La Compagnia Nest, Napoli Est Teatro, porta in scena Bufale e Liùne, riadattamento in unico testo, ad opera di Enrico Ianniello, di due terzi della trilogia di Pau Mirò, nel passato rappresentata sempre in tre riduzioni indipendenti.
La vicenda, originariamente inquadrata nel quartiere Raval di Barcellona, è stata ripensata, nell’originale adattamento di Ianniello, nei vicoli di San Giovanni a Teduccio, periferia est di Napoli.

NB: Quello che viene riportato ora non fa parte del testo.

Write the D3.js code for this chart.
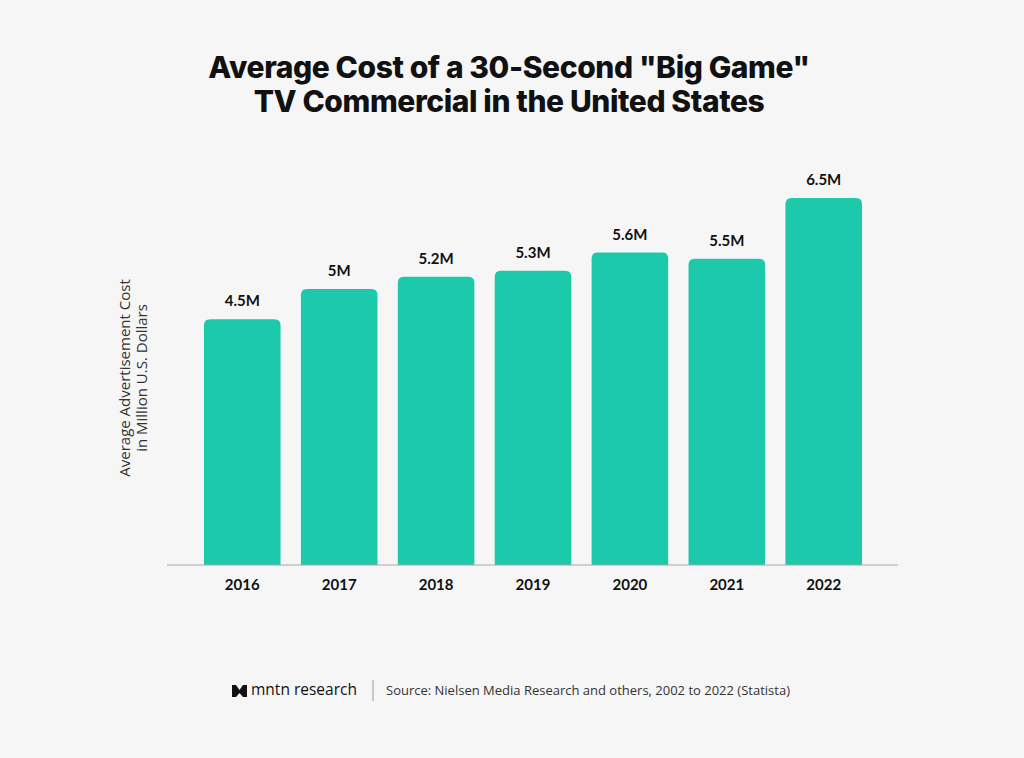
<!DOCTYPE html>
<html>
<head>
<meta charset="utf-8">
<script src="https://cdn.jsdelivr.net/npm/d3@7"></script>
<style>
  body { margin: 0; background: #f6f6f6; }
  svg { display: block; }
</style>
</head>
<body>
<svg id="chart"></svg>
<script>
// Chart data
var years = ["2016", "2017", "2018", "2019", "2020", "2021", "2022"];
var costs = [4.5, 5.0, 5.2, 5.3, 5.6, 5.5, 6.5];
var costLabels = ["4.5M", "5M", "5.2M", "5.3M", "5.6M", "5.5M", "6.5M"];
var titleLines = ["Average Cost of a 30-Second \"Big Game\"", "TV Commercial in the United States"];
var yTitleLines = ["Average Advertisement Cost", "in Million U.S. Dollars"];
var sourceText = "Source: Nielsen Media Research and others, 2002 to 2022 (Statista)";

var screen = {width: 1024, height: 758};
var margins = {top: 198, bottom: 193, left: 167, right: 126};
var graph = {
    width: screen.width - margins.left - margins.right,
    height: screen.height - margins.top - margins.bottom
};

var svg = d3.select("#chart")
    .attr("width", screen.width)
    .attr("height", screen.height);

svg.append("rect")
    .attr("width", screen.width)
    .attr("height", screen.height)
    .attr("fill", "#f6f6f6");

// Title
svg.append("g")
    .selectAll("text")
    .data(titleLines)
    .enter()
    .append("text")
    .attr("x", 509)
    .attr("y", function(d, i) { return 78 + i * 34; })
    .attr("text-anchor", "middle")
    .attr("font-family", "Inter, sans-serif")
    .attr("font-weight", 800)
    .attr("font-size", 30)
    .attr("letter-spacing", -0.4)
    .attr("fill", "#111")
    .text(function(d) { return d; });

var g = svg.append("g")
    .attr("transform", "translate(" + margins.left + "," + margins.top + ")");

var xScale = d3.scaleBand()
    .domain(years)
    .range([37, 695])
    .paddingInner(0.21)
    .paddingOuter(0);

var yScale = d3.scaleLinear()
    .domain([0.45, 6.5])
    .range([graph.height, 0]);

var data = years.map(function(y, i) {
    return {year: y, value: costs[i], label: costLabels[i]};
});

// bar with rounded top corners
var barPath = function(d) {
    var x0 = xScale(d.year), w = xScale.bandwidth();
    var y0 = yScale(d.value), y1 = yScale.range()[0];
    var r = 6;
    return "M" + x0 + "," + y1 +
        "V" + (y0 + r) +
        "Q" + x0 + "," + y0 + " " + (x0 + r) + "," + y0 +
        "H" + (x0 + w - r) +
        "Q" + (x0 + w) + "," + y0 + " " + (x0 + w) + "," + (y0 + r) +
        "V" + y1 + "Z";
};

g.selectAll(".bar")
    .data(data)
    .enter()
    .append("path")
    .classed("bar", true)
    .attr("d", barPath)
    .attr("fill", "#1cc9aa");

g.selectAll(".value")
    .data(data)
    .enter()
    .append("text")
    .classed("value", true)
    .attr("x", function(d) { return xScale(d.year) + xScale.bandwidth() / 2; })
    .attr("y", function(d) { return yScale(d.value) - 13; })
    .attr("text-anchor", "middle")
    .attr("font-family", "Lato, sans-serif")
    .attr("font-weight", 700)
    .attr("font-size", 15)
    .attr("fill", "#111")
    .text(function(d) { return d.label; });

// x axis
var xAxis = d3.axisBottom(xScale).tickSize(0).tickPadding(14);
var axisG = g.append("g")
    .attr("transform", "translate(0," + graph.height + ")")
    .call(xAxis);
axisG.select(".domain").remove();
axisG.append("line")
    .attr("x1", 0)
    .attr("x2", graph.width)
    .attr("stroke", "#a8a8a8")
    .attr("stroke-width", 1.2);
axisG.selectAll(".tick text")
    .attr("font-family", "Lato, sans-serif")
    .attr("font-weight", 700)
    .attr("font-size", 15)
    .attr("fill", "#111");

// y title
svg.append("g")
    .attr("transform", "translate(130,378) rotate(-90)")
    .selectAll("text")
    .data(yTitleLines)
    .enter()
    .append("text")
    .attr("x", 0)
    .attr("y", function(d, i) { return i * 17; })
    .attr("text-anchor", "middle")
    .attr("font-family", "'Open Sans', sans-serif")
    .attr("font-size", 15)
    .attr("fill", "#333")
    .text(function(d) { return d; });

// footer
var footer = svg.append("g");
footer.append("path")
    .attr("d", "M232,697 V685 L236,685 L239.5,690 L243,685 L247,685 V697 L243,697 L239.5,693 L236,697 Z")
    .attr("fill", "#111");
footer.append("text")
    .attr("x", 251)
    .attr("y", 695)
    .attr("font-family", "'Open Sans', sans-serif")
    .attr("font-size", 15.5)
    .attr("fill", "#111")
    .text("mntn research");
footer.append("line")
    .attr("x1", 373).attr("x2", 373)
    .attr("y1", 680).attr("y2", 701)
    .attr("stroke", "#999");
footer.append("text")
    .attr("x", 386)
    .attr("y", 695)
    .attr("font-family", "'Open Sans', sans-serif")
    .attr("font-size", 13)
    .attr("fill", "#333")
    .text(sourceText);
</script>
</body>
</html>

In una iniziale atmosfera cieca, rotta solo dai fasci di luce del light designer Luigi Biondi, concentrati su alcuni elementi che caratterizzano l’ambiente scenografico (una lavanderia di quartiere), la voce narrante recita, in lingua napoletana, monologhi tratti da Bufale, che raccontano vecchie dolorose vicende familiari.
Max scompare improvvisamente, inducendo la paralisi della sorella Sara, costretta in sedia a rotelle, sempre abbigliata in un nostalgico abbigliamento da ballerina, che mette in evidenza quelli sciatti e dismessi dei genitori. Questo filo narrativo si interseca con l’azione scenica tratta da Liùne, concentrata sul presente: alla lavanderia si presenta, durante una notte di luna piena, il giovane Davide, che si sfila e consegna la camicia sporca di sangue, perché venga subito lavata.
La famiglia di Sara, che gestisce l’attività, lo asseconda e lo accudisce, proteggendolo dal commissario, sopraggiunto alla ricerca dell’assassino di Vincenzo, spacciatore di quartiere, ma imbrigliandolo in una ragnatela di frustrazioni, ricatti e latente violenza.
I personaggi sono accomunati dalla circostanza di vivere e sopportare ognuno il proprio bagaglio di dolore e rabbia, scegliendo di “passare a largo della verità”, silenziando ogni pena con un bicchiere di latte e cioccolato alla sera: “i problemi arrivano e se tieni pazienza se ne vanno, la vita continua”.
È un equilibrio familiare instabile, alterato dalla scelta di Sara di lasciare la sedia a rotelle e, con essa, quella vita di rinunce e immobilismo, nella quale sarà fatalmente rimpiazzata dalla madre, che ne prende il posto sulla sedia.
Sebbene la lingua utilizzata, prevalentemente napoletana, sia incline per natura ad una lettura ironica, la trama si mantiene lontana da ogni tentazione comica, mentre i personaggi sembrano mossi da una particolare ansia comunicativa: Davide e Sara utilizzando l’italiano, i genitori preferendo il napoletano, lingua istintiva e viscerale.
Il regista Giuseppe Miale Di Mauro, abile nel fondere organicamente le due opere di Mirò, ha scelto un’impronta scenografica scarna ma di intenso impatto, avvalendosi anche della proficua complicità della rappresentazione a cielo aperto.